** TASK DESCRIPTION **
Take the lines from the head of the listing through the one bearing "import * as" and copy them exactly, leaving every picture out.

** DATA PROVIDED **
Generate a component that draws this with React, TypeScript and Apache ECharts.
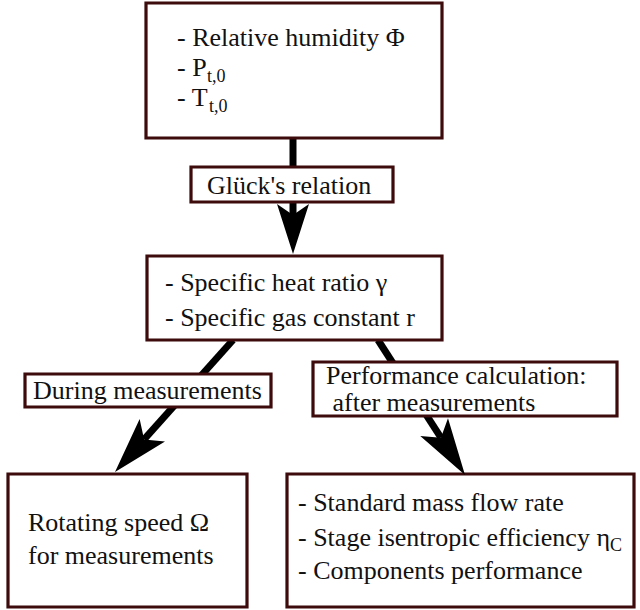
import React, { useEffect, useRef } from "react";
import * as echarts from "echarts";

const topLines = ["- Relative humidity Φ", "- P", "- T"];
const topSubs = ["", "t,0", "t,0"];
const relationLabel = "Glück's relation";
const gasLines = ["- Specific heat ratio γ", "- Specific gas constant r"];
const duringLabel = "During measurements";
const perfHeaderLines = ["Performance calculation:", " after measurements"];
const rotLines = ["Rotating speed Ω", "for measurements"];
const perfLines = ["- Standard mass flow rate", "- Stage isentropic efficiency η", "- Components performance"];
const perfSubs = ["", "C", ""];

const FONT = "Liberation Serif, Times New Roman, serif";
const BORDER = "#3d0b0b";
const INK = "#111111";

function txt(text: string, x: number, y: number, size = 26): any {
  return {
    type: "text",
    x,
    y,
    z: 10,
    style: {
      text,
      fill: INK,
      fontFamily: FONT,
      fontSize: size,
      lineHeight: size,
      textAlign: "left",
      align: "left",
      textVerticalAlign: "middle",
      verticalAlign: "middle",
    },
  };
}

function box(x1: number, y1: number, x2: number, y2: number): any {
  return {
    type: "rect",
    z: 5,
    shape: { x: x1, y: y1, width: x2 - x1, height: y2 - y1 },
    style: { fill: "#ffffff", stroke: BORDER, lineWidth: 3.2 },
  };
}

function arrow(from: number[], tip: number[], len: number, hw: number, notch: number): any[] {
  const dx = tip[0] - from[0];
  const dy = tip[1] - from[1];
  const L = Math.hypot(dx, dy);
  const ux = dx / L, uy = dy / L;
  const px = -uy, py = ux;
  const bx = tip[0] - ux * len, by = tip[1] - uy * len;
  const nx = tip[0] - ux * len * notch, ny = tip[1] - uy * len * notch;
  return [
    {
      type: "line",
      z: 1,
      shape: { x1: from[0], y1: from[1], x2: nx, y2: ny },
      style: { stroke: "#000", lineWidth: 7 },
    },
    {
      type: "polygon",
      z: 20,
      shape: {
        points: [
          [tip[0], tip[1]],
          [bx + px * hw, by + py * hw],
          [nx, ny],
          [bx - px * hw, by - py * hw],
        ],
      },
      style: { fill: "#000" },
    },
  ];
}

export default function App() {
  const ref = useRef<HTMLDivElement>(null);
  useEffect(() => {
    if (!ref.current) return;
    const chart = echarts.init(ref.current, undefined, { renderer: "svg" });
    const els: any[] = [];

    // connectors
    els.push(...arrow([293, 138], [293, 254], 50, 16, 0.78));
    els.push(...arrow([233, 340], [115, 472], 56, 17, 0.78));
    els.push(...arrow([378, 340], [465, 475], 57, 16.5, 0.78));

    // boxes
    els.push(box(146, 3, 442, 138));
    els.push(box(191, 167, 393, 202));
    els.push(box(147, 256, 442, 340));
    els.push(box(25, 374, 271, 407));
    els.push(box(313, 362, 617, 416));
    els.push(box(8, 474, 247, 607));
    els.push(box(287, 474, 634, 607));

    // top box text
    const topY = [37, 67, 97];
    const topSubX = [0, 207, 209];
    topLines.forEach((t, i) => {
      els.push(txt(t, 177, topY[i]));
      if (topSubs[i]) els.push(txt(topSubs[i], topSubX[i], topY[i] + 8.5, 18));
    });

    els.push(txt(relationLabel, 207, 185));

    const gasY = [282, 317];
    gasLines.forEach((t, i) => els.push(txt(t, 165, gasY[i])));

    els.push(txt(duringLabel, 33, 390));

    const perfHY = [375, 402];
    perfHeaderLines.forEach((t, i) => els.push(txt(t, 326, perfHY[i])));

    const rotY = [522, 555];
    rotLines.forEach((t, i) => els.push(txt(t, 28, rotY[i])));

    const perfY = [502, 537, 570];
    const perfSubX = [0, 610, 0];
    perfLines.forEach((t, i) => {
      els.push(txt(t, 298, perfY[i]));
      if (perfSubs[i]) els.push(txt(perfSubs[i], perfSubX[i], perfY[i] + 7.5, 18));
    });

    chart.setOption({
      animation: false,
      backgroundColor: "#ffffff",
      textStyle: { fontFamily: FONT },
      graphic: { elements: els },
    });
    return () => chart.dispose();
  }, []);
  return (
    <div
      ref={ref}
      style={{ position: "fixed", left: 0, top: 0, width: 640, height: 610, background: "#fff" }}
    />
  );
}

** COMPLETE OUTPUT **
Generate a component that draws this with React, TypeScript and Apache ECharts.
import React, { useEffect, useRef } from "react";
import * as echarts from "echarts";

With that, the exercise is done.